**Job:** Every line holding the string "this" should be gathered.

**Extracted information:**
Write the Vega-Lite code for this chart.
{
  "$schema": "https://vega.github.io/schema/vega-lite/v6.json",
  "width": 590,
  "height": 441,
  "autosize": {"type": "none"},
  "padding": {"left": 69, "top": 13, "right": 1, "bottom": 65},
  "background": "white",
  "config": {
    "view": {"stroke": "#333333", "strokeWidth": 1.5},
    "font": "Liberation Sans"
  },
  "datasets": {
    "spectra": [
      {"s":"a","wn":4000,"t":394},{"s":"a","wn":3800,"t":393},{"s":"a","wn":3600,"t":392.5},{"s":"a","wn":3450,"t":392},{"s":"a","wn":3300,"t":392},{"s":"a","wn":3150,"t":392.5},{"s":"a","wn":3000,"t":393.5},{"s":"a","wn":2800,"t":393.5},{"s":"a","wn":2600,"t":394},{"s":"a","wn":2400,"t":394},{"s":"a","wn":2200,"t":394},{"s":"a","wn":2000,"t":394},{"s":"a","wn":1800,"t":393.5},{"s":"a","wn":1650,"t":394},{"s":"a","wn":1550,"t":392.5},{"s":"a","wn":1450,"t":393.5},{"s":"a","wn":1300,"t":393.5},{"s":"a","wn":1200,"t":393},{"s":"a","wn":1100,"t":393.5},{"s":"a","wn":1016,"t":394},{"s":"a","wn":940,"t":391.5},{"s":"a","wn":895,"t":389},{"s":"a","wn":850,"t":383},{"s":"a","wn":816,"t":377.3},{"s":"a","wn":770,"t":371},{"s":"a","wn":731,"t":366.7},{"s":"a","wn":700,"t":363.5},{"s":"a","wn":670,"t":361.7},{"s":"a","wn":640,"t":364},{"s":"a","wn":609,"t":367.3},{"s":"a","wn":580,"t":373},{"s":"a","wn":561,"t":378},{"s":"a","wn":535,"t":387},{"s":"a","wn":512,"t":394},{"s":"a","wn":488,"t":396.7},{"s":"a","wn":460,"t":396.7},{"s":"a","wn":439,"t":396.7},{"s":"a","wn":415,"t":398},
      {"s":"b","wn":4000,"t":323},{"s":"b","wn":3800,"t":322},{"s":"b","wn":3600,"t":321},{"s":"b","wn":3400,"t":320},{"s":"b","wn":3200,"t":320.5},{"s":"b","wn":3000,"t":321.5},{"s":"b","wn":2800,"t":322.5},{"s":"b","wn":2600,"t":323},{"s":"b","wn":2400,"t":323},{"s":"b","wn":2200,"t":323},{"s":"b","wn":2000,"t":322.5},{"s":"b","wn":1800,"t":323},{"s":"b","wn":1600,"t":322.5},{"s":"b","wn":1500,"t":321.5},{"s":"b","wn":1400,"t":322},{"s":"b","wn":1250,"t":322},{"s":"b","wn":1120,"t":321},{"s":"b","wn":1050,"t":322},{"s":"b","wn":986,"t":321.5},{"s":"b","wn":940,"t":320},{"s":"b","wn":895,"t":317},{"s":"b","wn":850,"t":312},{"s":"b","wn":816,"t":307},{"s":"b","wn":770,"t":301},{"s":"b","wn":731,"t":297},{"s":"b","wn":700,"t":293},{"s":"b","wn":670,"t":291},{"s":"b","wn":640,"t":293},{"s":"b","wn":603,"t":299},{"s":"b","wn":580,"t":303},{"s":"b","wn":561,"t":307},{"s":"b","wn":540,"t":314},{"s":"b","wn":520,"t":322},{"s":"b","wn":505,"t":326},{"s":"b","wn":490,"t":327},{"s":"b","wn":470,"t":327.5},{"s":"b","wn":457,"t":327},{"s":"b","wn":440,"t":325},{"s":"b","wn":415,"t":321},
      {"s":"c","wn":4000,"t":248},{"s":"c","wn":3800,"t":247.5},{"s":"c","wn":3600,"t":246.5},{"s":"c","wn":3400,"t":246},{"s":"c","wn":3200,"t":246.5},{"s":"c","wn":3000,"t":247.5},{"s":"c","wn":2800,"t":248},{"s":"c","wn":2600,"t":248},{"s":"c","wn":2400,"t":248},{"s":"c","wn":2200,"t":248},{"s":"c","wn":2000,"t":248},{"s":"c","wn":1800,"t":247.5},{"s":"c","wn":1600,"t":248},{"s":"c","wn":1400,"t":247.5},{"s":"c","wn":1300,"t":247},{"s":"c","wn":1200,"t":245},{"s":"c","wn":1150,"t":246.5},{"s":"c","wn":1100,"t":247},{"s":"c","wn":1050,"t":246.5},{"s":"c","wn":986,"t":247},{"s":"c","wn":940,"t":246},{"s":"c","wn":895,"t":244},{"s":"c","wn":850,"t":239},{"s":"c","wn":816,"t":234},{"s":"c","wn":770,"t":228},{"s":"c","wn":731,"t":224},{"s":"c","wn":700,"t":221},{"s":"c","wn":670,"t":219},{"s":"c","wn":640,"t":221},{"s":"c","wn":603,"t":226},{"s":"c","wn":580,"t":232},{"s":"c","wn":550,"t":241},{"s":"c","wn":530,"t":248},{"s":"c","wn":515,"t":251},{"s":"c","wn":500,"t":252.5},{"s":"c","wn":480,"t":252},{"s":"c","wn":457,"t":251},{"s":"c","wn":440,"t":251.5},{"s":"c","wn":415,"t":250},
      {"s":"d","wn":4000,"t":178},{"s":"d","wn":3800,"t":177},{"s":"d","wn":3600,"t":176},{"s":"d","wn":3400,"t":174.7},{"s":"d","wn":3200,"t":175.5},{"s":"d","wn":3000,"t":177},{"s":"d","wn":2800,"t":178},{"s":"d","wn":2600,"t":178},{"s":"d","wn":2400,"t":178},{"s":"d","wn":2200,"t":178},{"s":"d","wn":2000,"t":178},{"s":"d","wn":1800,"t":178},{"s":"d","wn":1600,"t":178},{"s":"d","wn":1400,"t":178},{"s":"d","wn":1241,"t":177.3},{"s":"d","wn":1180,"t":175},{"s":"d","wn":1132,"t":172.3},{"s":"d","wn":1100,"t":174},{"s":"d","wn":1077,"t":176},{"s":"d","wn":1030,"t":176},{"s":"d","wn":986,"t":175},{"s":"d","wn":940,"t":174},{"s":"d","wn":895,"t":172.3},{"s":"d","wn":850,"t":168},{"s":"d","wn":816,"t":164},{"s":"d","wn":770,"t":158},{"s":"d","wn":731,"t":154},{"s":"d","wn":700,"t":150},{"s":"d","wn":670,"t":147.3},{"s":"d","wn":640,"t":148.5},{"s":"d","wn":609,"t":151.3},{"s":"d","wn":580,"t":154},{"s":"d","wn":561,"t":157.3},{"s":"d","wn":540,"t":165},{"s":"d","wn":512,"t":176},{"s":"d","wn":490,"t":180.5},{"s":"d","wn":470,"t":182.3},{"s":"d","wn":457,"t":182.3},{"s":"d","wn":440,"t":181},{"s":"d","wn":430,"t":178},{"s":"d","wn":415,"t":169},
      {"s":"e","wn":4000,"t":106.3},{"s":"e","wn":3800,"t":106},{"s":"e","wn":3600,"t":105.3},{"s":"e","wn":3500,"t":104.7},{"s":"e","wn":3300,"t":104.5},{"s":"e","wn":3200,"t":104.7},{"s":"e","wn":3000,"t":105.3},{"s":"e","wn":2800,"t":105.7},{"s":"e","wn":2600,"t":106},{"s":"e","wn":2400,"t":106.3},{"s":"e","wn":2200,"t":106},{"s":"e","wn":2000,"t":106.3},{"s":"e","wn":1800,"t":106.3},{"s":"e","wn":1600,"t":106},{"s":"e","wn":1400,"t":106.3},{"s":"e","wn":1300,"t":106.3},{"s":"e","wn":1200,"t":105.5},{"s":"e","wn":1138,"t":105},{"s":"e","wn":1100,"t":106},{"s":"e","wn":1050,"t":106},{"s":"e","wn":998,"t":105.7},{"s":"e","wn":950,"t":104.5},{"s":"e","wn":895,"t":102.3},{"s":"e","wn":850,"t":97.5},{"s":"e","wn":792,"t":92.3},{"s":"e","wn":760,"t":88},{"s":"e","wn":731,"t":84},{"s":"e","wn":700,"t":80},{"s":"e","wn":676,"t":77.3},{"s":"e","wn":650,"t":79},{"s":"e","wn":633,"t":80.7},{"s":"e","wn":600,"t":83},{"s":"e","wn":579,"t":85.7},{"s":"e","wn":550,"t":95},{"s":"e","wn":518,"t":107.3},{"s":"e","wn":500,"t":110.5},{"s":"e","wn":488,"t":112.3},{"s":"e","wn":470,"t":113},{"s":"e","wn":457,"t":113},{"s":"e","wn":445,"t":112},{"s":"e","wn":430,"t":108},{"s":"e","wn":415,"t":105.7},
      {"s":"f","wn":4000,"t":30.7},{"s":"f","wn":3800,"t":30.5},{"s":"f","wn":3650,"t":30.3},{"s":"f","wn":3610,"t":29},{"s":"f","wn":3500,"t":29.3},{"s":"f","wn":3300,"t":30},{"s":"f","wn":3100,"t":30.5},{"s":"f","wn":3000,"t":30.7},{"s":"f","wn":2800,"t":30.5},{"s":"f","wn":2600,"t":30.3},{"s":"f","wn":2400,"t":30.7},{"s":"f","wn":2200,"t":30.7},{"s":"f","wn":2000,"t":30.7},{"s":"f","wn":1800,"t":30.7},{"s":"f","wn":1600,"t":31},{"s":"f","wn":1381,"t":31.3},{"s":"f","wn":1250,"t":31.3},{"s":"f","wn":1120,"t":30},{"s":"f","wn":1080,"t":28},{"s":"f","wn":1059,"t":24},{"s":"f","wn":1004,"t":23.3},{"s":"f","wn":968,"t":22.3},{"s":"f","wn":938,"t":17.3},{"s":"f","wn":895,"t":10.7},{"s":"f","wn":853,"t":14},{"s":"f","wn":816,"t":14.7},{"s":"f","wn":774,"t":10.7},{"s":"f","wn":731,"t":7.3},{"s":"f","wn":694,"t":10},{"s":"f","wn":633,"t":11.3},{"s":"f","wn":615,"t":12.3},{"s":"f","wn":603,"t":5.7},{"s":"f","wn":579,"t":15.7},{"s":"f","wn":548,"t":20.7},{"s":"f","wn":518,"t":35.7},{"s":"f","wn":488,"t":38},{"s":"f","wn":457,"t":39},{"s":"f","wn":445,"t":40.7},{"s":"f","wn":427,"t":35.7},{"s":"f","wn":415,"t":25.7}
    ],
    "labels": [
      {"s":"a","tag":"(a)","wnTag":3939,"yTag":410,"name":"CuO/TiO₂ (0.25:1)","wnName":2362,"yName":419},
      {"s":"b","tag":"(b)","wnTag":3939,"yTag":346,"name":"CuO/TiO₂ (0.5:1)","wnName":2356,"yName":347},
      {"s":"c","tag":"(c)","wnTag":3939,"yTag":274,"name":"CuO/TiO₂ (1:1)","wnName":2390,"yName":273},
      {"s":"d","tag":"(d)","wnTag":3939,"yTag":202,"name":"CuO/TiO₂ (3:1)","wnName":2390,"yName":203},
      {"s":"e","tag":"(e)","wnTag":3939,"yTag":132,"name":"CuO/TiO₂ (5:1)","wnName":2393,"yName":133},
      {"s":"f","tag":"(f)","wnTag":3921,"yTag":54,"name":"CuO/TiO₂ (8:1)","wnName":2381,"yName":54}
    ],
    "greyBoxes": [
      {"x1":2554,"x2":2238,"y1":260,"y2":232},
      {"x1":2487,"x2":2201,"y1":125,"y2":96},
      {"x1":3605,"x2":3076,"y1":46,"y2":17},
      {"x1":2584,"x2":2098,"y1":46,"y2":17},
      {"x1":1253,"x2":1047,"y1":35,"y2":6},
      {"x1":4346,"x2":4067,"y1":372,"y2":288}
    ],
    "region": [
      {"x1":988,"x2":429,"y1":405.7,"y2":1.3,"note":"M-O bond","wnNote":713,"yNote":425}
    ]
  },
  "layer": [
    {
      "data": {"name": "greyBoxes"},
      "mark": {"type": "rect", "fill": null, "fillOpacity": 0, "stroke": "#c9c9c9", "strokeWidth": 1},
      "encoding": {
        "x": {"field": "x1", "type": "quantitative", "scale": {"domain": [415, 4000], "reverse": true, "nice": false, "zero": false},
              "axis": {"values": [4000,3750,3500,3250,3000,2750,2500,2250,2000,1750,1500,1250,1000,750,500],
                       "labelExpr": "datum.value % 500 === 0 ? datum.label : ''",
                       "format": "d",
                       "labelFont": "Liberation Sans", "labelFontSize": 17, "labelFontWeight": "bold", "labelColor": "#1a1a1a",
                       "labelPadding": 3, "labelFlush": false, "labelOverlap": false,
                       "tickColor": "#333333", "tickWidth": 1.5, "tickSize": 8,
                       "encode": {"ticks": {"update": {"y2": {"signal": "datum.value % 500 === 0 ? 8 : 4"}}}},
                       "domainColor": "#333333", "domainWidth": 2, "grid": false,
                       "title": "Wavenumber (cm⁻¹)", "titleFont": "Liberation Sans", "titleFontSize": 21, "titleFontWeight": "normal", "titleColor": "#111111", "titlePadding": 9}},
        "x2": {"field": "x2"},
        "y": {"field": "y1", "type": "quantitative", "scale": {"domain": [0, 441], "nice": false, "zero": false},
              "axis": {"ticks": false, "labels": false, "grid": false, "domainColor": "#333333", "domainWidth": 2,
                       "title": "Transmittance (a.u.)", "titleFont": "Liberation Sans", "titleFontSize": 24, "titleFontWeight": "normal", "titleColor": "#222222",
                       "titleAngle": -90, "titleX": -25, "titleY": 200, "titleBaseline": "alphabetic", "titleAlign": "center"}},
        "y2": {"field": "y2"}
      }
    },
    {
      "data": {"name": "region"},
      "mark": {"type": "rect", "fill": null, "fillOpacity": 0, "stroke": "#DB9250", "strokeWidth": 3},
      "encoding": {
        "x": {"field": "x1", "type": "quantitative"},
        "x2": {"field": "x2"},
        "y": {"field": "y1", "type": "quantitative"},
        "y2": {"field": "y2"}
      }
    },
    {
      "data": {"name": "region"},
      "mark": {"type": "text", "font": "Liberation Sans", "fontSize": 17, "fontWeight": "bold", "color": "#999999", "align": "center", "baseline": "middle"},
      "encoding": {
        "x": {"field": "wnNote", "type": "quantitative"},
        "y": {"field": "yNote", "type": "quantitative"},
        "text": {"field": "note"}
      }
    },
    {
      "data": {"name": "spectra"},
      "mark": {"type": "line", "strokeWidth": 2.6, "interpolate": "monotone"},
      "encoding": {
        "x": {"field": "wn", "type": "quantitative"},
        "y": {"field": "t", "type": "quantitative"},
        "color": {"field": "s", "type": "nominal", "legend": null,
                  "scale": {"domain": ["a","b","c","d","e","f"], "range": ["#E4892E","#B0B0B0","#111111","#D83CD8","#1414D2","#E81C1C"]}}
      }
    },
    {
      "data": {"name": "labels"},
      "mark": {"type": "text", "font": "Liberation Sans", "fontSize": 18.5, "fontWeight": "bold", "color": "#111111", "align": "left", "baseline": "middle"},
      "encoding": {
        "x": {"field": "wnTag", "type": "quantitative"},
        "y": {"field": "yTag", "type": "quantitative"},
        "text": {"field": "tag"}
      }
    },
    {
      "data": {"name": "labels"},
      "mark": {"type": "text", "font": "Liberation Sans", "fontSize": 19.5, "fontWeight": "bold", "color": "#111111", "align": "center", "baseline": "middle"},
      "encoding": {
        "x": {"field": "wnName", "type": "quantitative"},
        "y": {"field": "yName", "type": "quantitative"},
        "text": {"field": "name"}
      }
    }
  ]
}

==

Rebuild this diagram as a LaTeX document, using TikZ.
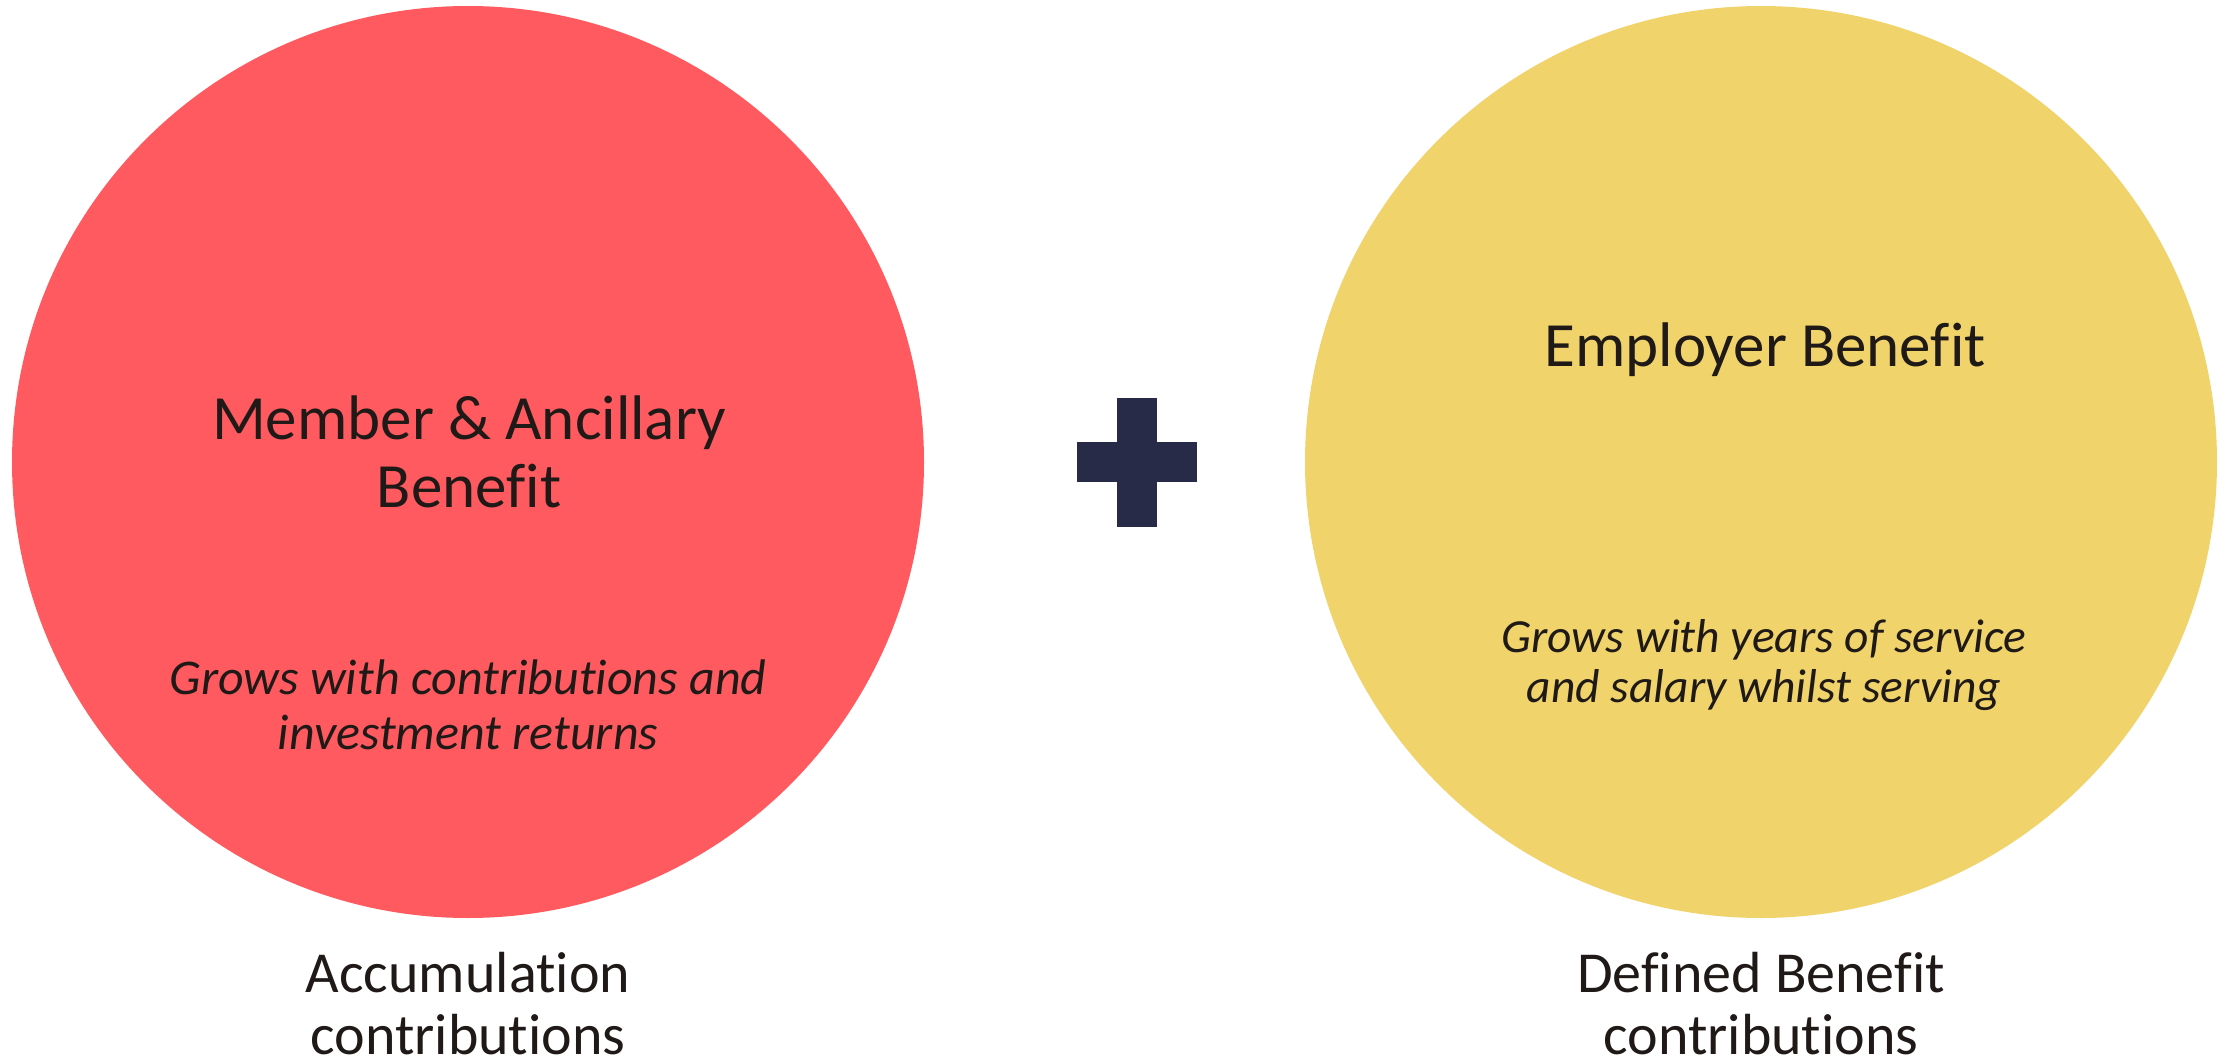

**Complete output:**
Write the Vega-Lite code for this chart.
Rebuild this diagram as a LaTeX document, using TikZ.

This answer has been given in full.